Goodrich, the Republican candidate, alleged that Fusaro and McAndrew told two council members that police in California had a warrant for his arrest for failing to attend a child custody hearing, and that the information was going to be used against him in the election. Fusaro and McAndrew both denied the assertion.

Goodrich also claimed McAndrew and State Marshal Travis Romano had told people in Mystic that Goodrich and a housemate were "squatters and deadbeats" residing in a Beebe Cove rental home that was being foreclosed.

A 15-page report of the investigation conducted by Gately and Rich indicates that after interviewing or taking written statements from Goodrich, two patrol officers, Romano and two town councilors, and reviewing body camera video, Goodrich's allegations could not be corroborated. During an interview with Gateley and Rich, Goodrich spoke of "informants" within the police department and members of the Republican Party, but didn't provide specifics.  
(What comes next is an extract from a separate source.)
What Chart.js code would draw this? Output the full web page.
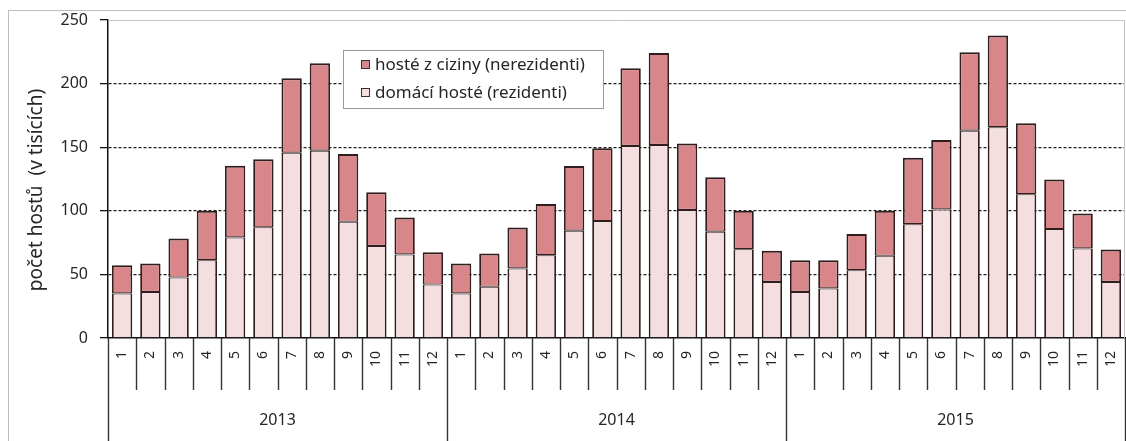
<!DOCTYPE html>
<html><head><meta charset="utf-8">
<script src="https://cdn.jsdelivr.net/npm/chart.js@4.4.1/dist/chart.umd.min.js"></script>
<style>html,body{margin:0;padding:0;background:#fff}#wrap{width:1126px;height:441px;position:relative}</style>
</head><body><div id="wrap"><canvas id="c"></canvas></div>
<script>
const years = ['2013', '2014', '2015'];
const months = ['1','2','3','4','5','6','7','8','9','10','11','12'];
const domestic2013 = [35.0, 36.2, 47.5, 61.2, 79.0, 87.0, 145.7, 147.2, 91.3, 72.4, 65.7, 42.0];
const foreign2013  = [22.2, 22.4, 30.8, 38.8, 56.4, 53.5, 58.5, 68.8, 53.3, 42.1, 29.1, 25.5];
const domestic2014 = [35.0, 40.2, 54.6, 65.1, 84.3, 91.9, 151.0, 151.7, 100.6, 83.5, 69.8, 44.1];
const foreign2014  = [23.6, 26.2, 32.3, 40.2, 50.9, 57.2, 61.1, 72.3, 52.4, 42.8, 30.2, 24.4];
const domestic2015 = [36.2, 38.9, 53.3, 64.6, 89.5, 101.1, 163.0, 165.7, 113.1, 85.6, 70.4, 44.1];
const foreign2015  = [25.0, 22.3, 28.4, 35.4, 52.2, 54.6, 61.7, 72.1, 55.7, 39.1, 27.5, 25.5];
const seriesForeign = 'hosté z ciziny (nerezidenti)';
const seriesDomestic = 'domácí hosté (rezidenti)';
const yTicks = [0, 50, 100, 150, 200, 250];
const yTitle = 'počet hostů  (v tisících)';

const labels = years.flatMap(() => months);
const domestic = [...domestic2013, ...domestic2014, ...domestic2015];
const foreign = [...foreign2013, ...foreign2014, ...foreign2015];

const FONT = '"Noto Sans", sans-serif';
const TXT = '#262626';
const COL_FOREIGN = '#d8868a';
const COL_DOMESTIC = '#f5dedf';
const EDGE = '#2e1e1e';

const decor = {
  id: 'decor',
  beforeDraw(chart) {
    const {ctx, width, height} = chart;
    ctx.save();
    ctx.fillStyle = '#fff';
    ctx.fillRect(0, 0, width, height);
    ctx.strokeStyle = '#bdbdbd';
    ctx.lineWidth = 1;
    ctx.strokeRect(8.5, 10.5, width - 8, height);
    ctx.restore();
  },
  beforeDatasetsDraw(chart) {
    const {ctx, chartArea: a} = chart;
    ctx.save();
    ctx.strokeStyle = '#c4c4c4';
    ctx.lineWidth = 1;
    ctx.beginPath();
    ctx.moveTo(a.left, a.top + 0.5);
    ctx.lineTo(a.right - 0.5, a.top + 0.5);
    ctx.lineTo(a.right - 0.5, a.bottom);
    ctx.stroke();
    ctx.restore();
  },
  afterDraw(chart) {
    const {ctx, chartArea: a, height} = chart;
    const xs = chart.scales.x;
    const n = labels.length;
    const step = xs.getPixelForValue(1) - xs.getPixelForValue(0);
    const bx = i => xs.getPixelForValue(0) - step / 2 + i * step;
    ctx.save();
    ctx.strokeStyle = '#333';
    ctx.lineWidth = 1.4;
    for (let i = 0; i <= n; i++) {
      const x = Math.round(bx(i)) + 0.5;
      ctx.beginPath();
      ctx.moveTo(x, a.bottom);
      ctx.lineTo(x, (i % months.length === 0) ? height : a.bottom + 52);
      ctx.stroke();
    }
    ctx.fillStyle = TXT;
    ctx.font = '16px ' + FONT;
    ctx.textAlign = 'center';
    ctx.textBaseline = 'middle';
    years.forEach((y, k) => {
      const cx = (bx(k * months.length) + bx((k + 1) * months.length)) / 2;
      ctx.fillText(y, cx, 420);
    });
    // y title
    ctx.save();
    ctx.translate(37, 190);
    ctx.rotate(-Math.PI / 2);
    ctx.font = '19px ' + FONT;
    ctx.fillText(yTitle, 0, 0);
    ctx.restore();
    // legend
    const lx = 343, ly = 50, lw = 260, lh = 58;
    ctx.fillStyle = '#fff';
    ctx.fillRect(lx, ly, lw, lh);
    ctx.strokeStyle = '#9a9a9a';
    ctx.lineWidth = 1;
    ctx.strokeRect(lx + 0.5, ly + 0.5, lw, lh);
    const items = chart.data.datasets.slice().reverse();
    items.forEach((ds, k) => {
      const cy = 65 + k * 28;
      ctx.fillStyle = ds.backgroundColor;
      ctx.fillRect(361.5, cy - 4.5, 8, 8);
      ctx.strokeStyle = '#333';
      ctx.strokeRect(361.5, cy - 4.5, 8, 8);
      ctx.fillStyle = TXT;
      ctx.font = '17px ' + FONT;
      ctx.textAlign = 'left';
      ctx.textBaseline = 'middle';
      ctx.fillText(ds.label, 375, cy);
    });
    ctx.restore();
  }
};

new Chart(document.getElementById('c'), {
  type: 'bar',
  data: {
    labels,
    datasets: [
      {label: seriesDomestic, data: domestic, backgroundColor: COL_DOMESTIC, borderColor: EDGE,
       borderWidth: {top: 1, left: 1.8, right: 1.8, bottom: 0},
       borderSkipped: false, barPercentage: 0.72, categoryPercentage: 1},
      {label: seriesForeign, data: foreign, backgroundColor: COL_FOREIGN, borderColor: EDGE,
       borderWidth: {top: 2, left: 1.8, right: 1.8, bottom: 1.2},
       borderSkipped: false, barPercentage: 0.72, categoryPercentage: 1}
    ]
  },
  options: {
    responsive: true, maintainAspectRatio: false, animation: false,
    layout: {padding: {top: 20, right: 1, left: 0, bottom: 0}},
    plugins: {legend: {display: false}, tooltip: {enabled: false}},
    scales: {
      x: {
        stacked: true,
        grid: {display: false, drawTicks: false},
        border: {display: true, color: '#111', width: 1.5},
        ticks: {autoSkip: false, minRotation: 90, maxRotation: 90, padding: 13, color: TXT,
                font: {family: FONT, size: 14}},
        afterFit(s) { s.height = 103; s.paddingLeft = 0; s.paddingRight = 0; }
      },
      y: {
        stacked: true, min: 0, max: 250,
        afterBuildTicks(s) { s.ticks = yTicks.map(v => ({value: v})); },
        grid: {
          color: c => (c.tick && c.tick.value > 0 && c.tick.value < 250) ? '#1e1e1e' : 'rgba(0,0,0,0)',
          lineWidth: 1.3, tickColor: '#111', tickLength: 8, tickWidth: 1.3
        },
        border: {display: true, color: '#111', width: 1.5, dash: [3, 2]},
        ticks: {padding: 12, color: TXT, font: {family: FONT, size: 16}},
        afterFit(s) { s.width = 108; s.paddingTop = 0; s.paddingBottom = 0; }
      }
    }
  },
  plugins: [decor]
});
</script></body></html>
The allegation about the "arrest warrant" involved a bench warrant issued by a judge in Santa Clara, Calif., after Goodrich failed to appear Sept. 23, 2019, on a child custody matter. The judge issued the warrant but "stayed" it while scheduling another court date. Groton Town police were unaware of the matter until Goodrich provided them with a copy during the investigation of the complaint.

Goodrich, reached by phone this past week, said he was "absolutely not" satisfied with the outcome of the civilian complaint investigation. Learning that Gately would investigate his superior, Fusaro, Goodrich said he had asked for an independent party, and learned that the person who was enlisted, Chief Rich, served on the state police with Fusaro before both became municipal police chiefs.
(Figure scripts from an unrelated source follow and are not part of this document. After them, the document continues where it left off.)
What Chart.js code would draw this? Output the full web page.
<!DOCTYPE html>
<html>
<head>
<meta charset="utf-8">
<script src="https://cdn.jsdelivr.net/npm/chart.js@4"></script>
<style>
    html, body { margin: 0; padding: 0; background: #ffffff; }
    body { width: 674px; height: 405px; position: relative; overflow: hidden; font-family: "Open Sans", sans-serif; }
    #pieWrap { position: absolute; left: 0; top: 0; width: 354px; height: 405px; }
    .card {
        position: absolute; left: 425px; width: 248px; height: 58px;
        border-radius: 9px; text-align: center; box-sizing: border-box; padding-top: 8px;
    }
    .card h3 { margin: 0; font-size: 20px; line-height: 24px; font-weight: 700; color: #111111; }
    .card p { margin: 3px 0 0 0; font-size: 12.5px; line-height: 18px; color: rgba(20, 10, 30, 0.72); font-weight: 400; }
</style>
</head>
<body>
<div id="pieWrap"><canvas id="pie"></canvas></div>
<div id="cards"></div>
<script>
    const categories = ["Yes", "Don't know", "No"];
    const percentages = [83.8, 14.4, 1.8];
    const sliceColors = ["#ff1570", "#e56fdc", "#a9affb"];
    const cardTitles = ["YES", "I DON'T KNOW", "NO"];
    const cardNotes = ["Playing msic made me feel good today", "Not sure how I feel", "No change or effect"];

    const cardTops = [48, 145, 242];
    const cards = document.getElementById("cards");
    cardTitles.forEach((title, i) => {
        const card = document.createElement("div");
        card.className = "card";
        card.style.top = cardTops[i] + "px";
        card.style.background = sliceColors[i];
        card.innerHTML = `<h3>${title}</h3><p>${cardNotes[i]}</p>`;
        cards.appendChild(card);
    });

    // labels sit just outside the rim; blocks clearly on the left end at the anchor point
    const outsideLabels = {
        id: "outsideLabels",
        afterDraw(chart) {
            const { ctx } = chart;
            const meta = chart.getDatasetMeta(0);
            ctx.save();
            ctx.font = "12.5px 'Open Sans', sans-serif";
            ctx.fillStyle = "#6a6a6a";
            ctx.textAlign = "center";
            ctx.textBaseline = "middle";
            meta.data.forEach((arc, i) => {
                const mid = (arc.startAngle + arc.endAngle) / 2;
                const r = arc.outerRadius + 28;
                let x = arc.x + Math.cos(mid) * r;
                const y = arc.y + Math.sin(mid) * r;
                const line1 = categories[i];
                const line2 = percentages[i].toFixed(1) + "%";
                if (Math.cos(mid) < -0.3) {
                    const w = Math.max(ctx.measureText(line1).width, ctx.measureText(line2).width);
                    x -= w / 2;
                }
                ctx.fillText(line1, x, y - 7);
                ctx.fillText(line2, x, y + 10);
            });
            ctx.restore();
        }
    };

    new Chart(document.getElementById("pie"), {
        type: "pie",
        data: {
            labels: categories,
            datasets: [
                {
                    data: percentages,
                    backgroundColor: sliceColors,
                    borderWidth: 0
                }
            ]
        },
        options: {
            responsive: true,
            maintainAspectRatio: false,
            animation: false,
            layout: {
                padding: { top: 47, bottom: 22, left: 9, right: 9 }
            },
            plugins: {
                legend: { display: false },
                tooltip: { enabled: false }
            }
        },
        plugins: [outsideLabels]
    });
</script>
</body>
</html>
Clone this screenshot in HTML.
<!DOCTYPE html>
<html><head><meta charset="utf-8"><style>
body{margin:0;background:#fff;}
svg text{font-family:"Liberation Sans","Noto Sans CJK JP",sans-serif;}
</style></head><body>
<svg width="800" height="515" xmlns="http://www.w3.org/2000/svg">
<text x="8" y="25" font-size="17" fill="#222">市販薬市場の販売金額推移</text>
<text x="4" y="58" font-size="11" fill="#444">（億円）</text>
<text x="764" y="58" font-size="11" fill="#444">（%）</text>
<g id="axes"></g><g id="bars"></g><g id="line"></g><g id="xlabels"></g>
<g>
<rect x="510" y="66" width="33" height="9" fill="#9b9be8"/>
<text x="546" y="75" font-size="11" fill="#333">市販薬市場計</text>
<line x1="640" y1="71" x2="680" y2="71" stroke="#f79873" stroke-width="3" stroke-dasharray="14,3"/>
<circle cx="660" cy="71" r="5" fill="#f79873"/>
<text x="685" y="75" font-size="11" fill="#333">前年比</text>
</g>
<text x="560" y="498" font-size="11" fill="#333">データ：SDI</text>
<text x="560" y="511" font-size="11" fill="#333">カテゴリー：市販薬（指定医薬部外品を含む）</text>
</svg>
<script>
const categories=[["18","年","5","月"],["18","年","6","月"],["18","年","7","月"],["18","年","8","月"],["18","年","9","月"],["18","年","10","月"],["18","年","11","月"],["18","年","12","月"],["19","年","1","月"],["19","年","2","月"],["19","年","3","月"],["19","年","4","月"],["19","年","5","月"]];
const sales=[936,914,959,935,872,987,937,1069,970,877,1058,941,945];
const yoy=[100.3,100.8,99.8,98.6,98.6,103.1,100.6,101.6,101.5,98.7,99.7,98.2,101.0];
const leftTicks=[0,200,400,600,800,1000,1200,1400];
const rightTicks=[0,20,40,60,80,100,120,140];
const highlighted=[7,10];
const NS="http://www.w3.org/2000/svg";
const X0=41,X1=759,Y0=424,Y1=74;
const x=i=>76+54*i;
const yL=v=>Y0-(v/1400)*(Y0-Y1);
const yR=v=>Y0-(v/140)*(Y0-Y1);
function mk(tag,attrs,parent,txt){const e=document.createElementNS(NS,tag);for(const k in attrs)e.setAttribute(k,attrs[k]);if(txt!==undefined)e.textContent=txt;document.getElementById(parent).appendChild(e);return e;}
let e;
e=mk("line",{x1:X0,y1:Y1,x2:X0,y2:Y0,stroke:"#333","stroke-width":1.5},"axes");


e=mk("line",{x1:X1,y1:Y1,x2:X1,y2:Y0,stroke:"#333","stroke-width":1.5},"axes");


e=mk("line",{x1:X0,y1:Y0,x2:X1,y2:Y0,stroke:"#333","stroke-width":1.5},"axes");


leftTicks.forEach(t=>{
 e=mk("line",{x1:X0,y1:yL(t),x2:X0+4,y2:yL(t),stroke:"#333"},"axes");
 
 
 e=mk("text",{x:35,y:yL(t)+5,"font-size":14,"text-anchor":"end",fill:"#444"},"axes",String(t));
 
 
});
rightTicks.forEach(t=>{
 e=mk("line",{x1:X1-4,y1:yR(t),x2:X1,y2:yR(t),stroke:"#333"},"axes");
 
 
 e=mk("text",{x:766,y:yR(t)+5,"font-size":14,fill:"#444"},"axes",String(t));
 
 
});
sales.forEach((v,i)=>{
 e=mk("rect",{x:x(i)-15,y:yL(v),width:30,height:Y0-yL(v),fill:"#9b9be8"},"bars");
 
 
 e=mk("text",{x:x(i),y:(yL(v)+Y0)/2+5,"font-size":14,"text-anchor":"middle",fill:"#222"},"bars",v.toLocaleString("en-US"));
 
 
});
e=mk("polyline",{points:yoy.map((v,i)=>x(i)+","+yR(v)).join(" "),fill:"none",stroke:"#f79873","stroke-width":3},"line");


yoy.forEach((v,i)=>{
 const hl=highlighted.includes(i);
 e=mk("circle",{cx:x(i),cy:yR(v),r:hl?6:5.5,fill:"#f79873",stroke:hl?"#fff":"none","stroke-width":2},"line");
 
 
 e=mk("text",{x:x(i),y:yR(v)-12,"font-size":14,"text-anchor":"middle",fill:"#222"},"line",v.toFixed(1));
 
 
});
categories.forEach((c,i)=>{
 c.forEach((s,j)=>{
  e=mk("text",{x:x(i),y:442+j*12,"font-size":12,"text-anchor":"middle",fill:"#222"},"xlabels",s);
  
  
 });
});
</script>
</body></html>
"If you have a chief's best friend and a subordinate investigating him, how effective is that investigation going to be?" Goodrich said.

He also expressed little confidence in the New London State's Attorney's Office, which was consulted during the investigation.

Earlier in 2019, Goodrich had filed a complaint about the way police handled his child custody matter that also was deemed unfounded.

Parker's complaint is before the state Board of Labor Relations. It was provided to The Day by New London NAACP Vice President Tamara Lanier, who said NAACP is monitoring its progress.

In the Oct. 29, 2019, email, McAndrew wrote that Parker had "talked down" to Groton Town police officers during phone conversations about coverage of a planned protest outside Electric Boat during the christening of the USS Oregon. The union members were apparently upset that Chief Spellman had enlisted assistance from state police, and not town police, to help with the event.

"There are members of the Town of Groton Police Local #3428 who were displeased with the way they were spoken to by the secretary of Chief Spellman," McAndrew wrote. He added that Parker "seems to have an inflated sense of self with regards to her position," and that the union believes it is a "major conflict of interest in this regards as it is apparent she believes her position as Councilor gives her the ability to talk down to officers and order high ranking union members of the Town Police Department to carry out certain tasks."

In her complaint, Parker said there are recordings of the courteous and professional phone calls she made to Groton Town police about the submarine christening coverage. She said McAndrew had turned it into a personal attack containing false information.

She wrote that McAndrew's comment about her "inflated sense of self" is "a sexist comment, and at best a racially insensitive one."

"Should I as an African-American woman 'know my place' and step away and let Caucasian men like Sergeant McAndrew make all decisions?" she wrote in the complaint.